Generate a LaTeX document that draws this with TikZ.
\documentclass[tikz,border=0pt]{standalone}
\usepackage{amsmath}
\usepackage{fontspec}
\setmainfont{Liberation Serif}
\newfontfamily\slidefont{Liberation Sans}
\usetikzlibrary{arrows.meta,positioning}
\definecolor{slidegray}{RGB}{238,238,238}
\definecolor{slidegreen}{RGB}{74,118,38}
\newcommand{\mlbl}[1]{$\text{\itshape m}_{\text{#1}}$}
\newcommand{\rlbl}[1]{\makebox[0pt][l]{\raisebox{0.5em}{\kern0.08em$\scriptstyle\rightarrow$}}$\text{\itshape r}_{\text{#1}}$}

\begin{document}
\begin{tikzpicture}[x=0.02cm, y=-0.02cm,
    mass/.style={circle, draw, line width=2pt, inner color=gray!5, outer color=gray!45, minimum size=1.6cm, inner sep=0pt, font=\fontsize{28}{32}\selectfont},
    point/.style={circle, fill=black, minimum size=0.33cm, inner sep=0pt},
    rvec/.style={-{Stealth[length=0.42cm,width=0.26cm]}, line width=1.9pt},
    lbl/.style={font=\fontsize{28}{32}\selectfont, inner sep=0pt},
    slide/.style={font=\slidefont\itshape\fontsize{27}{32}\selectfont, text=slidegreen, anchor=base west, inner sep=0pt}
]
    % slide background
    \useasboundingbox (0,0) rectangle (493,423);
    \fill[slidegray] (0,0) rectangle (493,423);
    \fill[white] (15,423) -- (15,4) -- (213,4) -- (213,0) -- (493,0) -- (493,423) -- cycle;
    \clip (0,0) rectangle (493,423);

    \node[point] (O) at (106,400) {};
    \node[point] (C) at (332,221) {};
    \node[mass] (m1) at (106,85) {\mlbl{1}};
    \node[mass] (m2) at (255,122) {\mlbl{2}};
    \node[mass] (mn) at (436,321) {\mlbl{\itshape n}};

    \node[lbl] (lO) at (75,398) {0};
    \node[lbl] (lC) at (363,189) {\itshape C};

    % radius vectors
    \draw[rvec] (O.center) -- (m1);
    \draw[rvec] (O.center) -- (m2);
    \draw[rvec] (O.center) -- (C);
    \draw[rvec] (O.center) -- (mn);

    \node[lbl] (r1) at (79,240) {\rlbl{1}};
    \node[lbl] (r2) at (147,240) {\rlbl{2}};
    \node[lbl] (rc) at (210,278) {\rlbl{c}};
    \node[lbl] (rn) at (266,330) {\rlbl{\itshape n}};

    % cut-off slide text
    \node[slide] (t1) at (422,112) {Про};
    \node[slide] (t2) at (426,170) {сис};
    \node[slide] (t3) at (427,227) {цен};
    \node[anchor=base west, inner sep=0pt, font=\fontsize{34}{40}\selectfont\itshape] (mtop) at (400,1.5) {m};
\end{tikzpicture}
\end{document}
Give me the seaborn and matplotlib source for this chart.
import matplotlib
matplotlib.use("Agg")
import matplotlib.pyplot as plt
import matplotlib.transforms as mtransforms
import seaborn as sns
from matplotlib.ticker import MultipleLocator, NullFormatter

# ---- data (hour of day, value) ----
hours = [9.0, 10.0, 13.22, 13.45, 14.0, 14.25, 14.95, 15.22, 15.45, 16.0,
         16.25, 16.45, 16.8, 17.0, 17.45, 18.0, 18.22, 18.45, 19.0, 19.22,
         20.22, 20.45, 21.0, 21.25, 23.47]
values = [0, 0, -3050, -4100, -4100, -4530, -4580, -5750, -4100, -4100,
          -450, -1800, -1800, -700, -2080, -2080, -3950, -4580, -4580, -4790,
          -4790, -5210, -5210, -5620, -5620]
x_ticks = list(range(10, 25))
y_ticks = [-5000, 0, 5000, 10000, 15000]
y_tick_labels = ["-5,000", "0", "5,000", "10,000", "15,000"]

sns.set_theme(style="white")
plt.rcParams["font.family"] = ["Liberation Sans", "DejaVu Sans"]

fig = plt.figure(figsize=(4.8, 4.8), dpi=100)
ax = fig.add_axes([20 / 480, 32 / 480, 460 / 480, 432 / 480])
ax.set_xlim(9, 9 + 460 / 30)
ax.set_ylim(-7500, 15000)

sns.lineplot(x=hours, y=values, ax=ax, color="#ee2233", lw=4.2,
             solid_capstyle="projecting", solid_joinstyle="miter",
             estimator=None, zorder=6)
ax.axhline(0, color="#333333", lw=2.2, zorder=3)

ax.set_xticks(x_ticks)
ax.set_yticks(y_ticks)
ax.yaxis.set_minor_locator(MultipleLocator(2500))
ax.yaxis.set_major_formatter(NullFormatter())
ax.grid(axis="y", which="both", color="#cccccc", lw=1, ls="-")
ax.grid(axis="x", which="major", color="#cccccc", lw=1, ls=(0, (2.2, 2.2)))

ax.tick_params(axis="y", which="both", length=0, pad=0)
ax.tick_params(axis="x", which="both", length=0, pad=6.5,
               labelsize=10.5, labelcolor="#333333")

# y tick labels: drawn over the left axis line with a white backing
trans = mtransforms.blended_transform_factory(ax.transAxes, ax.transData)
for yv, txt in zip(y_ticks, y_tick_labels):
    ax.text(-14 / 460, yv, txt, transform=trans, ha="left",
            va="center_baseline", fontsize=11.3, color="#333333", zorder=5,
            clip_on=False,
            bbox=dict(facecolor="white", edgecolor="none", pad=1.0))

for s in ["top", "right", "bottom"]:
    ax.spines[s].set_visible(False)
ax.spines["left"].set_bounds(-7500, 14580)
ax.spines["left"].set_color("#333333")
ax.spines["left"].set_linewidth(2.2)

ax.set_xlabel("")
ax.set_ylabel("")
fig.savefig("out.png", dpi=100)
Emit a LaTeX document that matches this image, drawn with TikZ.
+++
• Task brief
Go through the records above and retype each one exactly.

• Output below
Generate a LaTeX document that draws this with TikZ.
\documentclass[tikz,border=0pt]{standalone}
\usepackage{amsmath}
\usepackage{fontspec}
\setmainfont{Liberation Serif}
\newfontfamily\slidefont{Liberation Sans}
\usetikzlibrary{arrows.meta,positioning}
\definecolor{slidegray}{RGB}{238,238,238}
\definecolor{slidegreen}{RGB}{74,118,38}
\newcommand{\mlbl}[1]{$\text{\itshape m}_{\text{#1}}$}
\newcommand{\rlbl}[1]{\makebox[0pt][l]{\raisebox{0.5em}{\kern0.08em$\scriptstyle\rightarrow$}}$\text{\itshape r}_{\text{#1}}$}

\begin{document}
\begin{tikzpicture}[x=0.02cm, y=-0.02cm,
    mass/.style={circle, draw, line width=2pt, inner color=gray!5, outer color=gray!45, minimum size=1.6cm, inner sep=0pt, font=\fontsize{28}{32}\selectfont},
    point/.style={circle, fill=black, minimum size=0.33cm, inner sep=0pt},
    rvec/.style={-{Stealth[length=0.42cm,width=0.26cm]}, line width=1.9pt},
    lbl/.style={font=\fontsize{28}{32}\selectfont, inner sep=0pt},
    slide/.style={font=\slidefont\itshape\fontsize{27}{32}\selectfont, text=slidegreen, anchor=base west, inner sep=0pt}
]
    % slide background
    \useasboundingbox (0,0) rectangle (493,423);
    \fill[slidegray] (0,0) rectangle (493,423);
    \fill[white] (15,423) -- (15,4) -- (213,4) -- (213,0) -- (493,0) -- (493,423) -- cycle;
    \clip (0,0) rectangle (493,423);

    \node[point] (O) at (106,400) {};
    \node[point] (C) at (332,221) {};
    \node[mass] (m1) at (106,85) {\mlbl{1}};
    \node[mass] (m2) at (255,122) {\mlbl{2}};
    \node[mass] (mn) at (436,321) {\mlbl{\itshape n}};

    \node[lbl] (lO) at (75,398) {0};
    \node[lbl] (lC) at (363,189) {\itshape C};

    % radius vectors
    \draw[rvec] (O.center) -- (m1);
    \draw[rvec] (O.center) -- (m2);
    \draw[rvec] (O.center) -- (C);
    \draw[rvec] (O.center) -- (mn);

    \node[lbl] (r1) at (79,240) {\rlbl{1}};
    \node[lbl] (r2) at (147,240) {\rlbl{2}};
    \node[lbl] (rc) at (210,278) {\rlbl{c}};
    \node[lbl] (rn) at (266,330) {\rlbl{\itshape n}};

    % cut-off slide text
    \node[slide] (t1) at (422,112) {Про};
    \node[slide] (t2) at (426,170) {сис};
    \node[slide] (t3) at (427,227) {цен};
    \node[anchor=base west, inner sep=0pt, font=\fontsize{34}{40}\selectfont\itshape] (mtop) at (400,1.5) {m};
\end{tikzpicture}
\end{document}
Give me the seaborn and matplotlib source for this chart.
import matplotlib
matplotlib.use("Agg")
import matplotlib.pyplot as plt
import matplotlib.transforms as mtransforms
import seaborn as sns
from matplotlib.ticker import MultipleLocator, NullFormatter

# ---- data (hour of day, value) ----
hours = [9.0, 10.0, 13.22, 13.45, 14.0, 14.25, 14.95, 15.22, 15.45, 16.0,
         16.25, 16.45, 16.8, 17.0, 17.45, 18.0, 18.22, 18.45, 19.0, 19.22,
         20.22, 20.45, 21.0, 21.25, 23.47]
values = [0, 0, -3050, -4100, -4100, -4530, -4580, -5750, -4100, -4100,
          -450, -1800, -1800, -700, -2080, -2080, -3950, -4580, -4580, -4790,
          -4790, -5210, -5210, -5620, -5620]
x_ticks = list(range(10, 25))
y_ticks = [-5000, 0, 5000, 10000, 15000]
y_tick_labels = ["-5,000", "0", "5,000", "10,000", "15,000"]

sns.set_theme(style="white")
plt.rcParams["font.family"] = ["Liberation Sans", "DejaVu Sans"]

fig = plt.figure(figsize=(4.8, 4.8), dpi=100)
ax = fig.add_axes([20 / 480, 32 / 480, 460 / 480, 432 / 480])
ax.set_xlim(9, 9 + 460 / 30)
ax.set_ylim(-7500, 15000)

sns.lineplot(x=hours, y=values, ax=ax, color="#ee2233", lw=4.2,
             solid_capstyle="projecting", solid_joinstyle="miter",
             estimator=None, zorder=6)
ax.axhline(0, color="#333333", lw=2.2, zorder=3)

ax.set_xticks(x_ticks)
ax.set_yticks(y_ticks)
ax.yaxis.set_minor_locator(MultipleLocator(2500))
ax.yaxis.set_major_formatter(NullFormatter())
ax.grid(axis="y", which="both", color="#cccccc", lw=1, ls="-")
ax.grid(axis="x", which="major", color="#cccccc", lw=1, ls=(0, (2.2, 2.2)))

ax.tick_params(axis="y", which="both", length=0, pad=0)
ax.tick_params(axis="x", which="both", length=0, pad=6.5,
               labelsize=10.5, labelcolor="#333333")

# y tick labels: drawn over the left axis line with a white backing
trans = mtransforms.blended_transform_factory(ax.transAxes, ax.transData)
for yv, txt in zip(y_ticks, y_tick_labels):
    ax.text(-14 / 460, yv, txt, transform=trans, ha="left",
            va="center_baseline", fontsize=11.3, color="#333333", zorder=5,
            clip_on=False,
            bbox=dict(facecolor="white", edgecolor="none", pad=1.0))

for s in ["top", "right", "bottom"]:
    ax.spines[s].set_visible(False)
ax.spines["left"].set_bounds(-7500, 14580)
ax.spines["left"].set_color("#333333")
ax.spines["left"].set_linewidth(2.2)

ax.set_xlabel("")
ax.set_ylabel("")
fig.savefig("out.png", dpi=100)
Emit a LaTeX document that matches this image, drawn with TikZ.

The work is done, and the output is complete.